Leather Gloves: Made with tanned hides of various animals, leather gloves are a popular choice for tasks that require abrasion, heat, and fire resistance. Liners can be sewn into leather gloves to offer protection from additional hazards.
Another advantage of using leather gloves is that this natural material softens over time, conforming to a hand’s shape. This adds to dexterity and comfort. But not all leather grains are created equal. The part of the animal’s body the hide comes from contributes to leather’s thickness, feel, dexterity, durability, and comfort.
String Knit Gloves: Thanks to engineered yarn,string knit gloves can offer protection from a variety of hazards. Engineered yarns incorporate the benefits of two or more fibers to make them an even stronger yarn. This allows the integration of higher levels of protection without compromising comfort or dexterity.
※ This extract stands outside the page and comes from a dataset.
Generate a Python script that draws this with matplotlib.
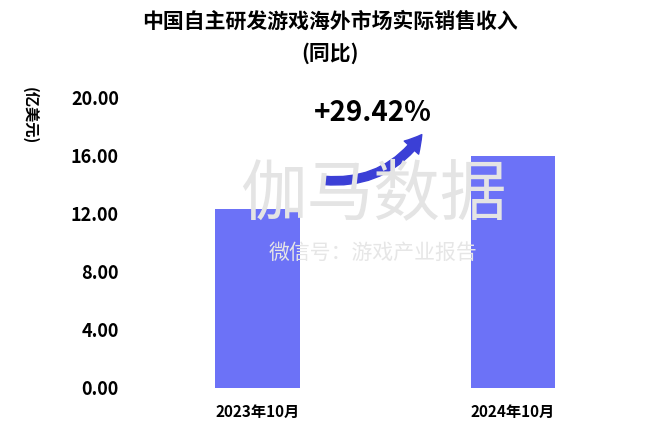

Another important factor to consider for knit gloves is the glove’s gauge. Glove gauge, which is the gauge of the yarn (i.e., string) used to make the glove, typically ranges from 7to 21-gauge. Lower gauge gloves are thicker, offering more cushioning and durability, while higher gauge gloves are thinner and more dexterous but not as durable. No one gauge is better than the other—it all depends on the tasks and hazards they’re needed for.
Mechanics Gloves: Mechanics gloves are essentially different layers of materials (natural or synthetic) sewn together to make gloves. This construction method allows us to integrate zoned protection. What this means is that protection can be localized in areas of the gloves where hands are at high risk of injury.
Chemical Gloves: Designed to repel liquids and fluids, the outer shell of chemical gloves is fully coated to resist penetration and soak through of liquids as well as to resist chemical degradation. The best way to shop for these gloves is to identify the chemical you’re handling and match it to a glove material that resists that chemical. For this, you can ask an expert or consult your chemical SDS (safety data sheet).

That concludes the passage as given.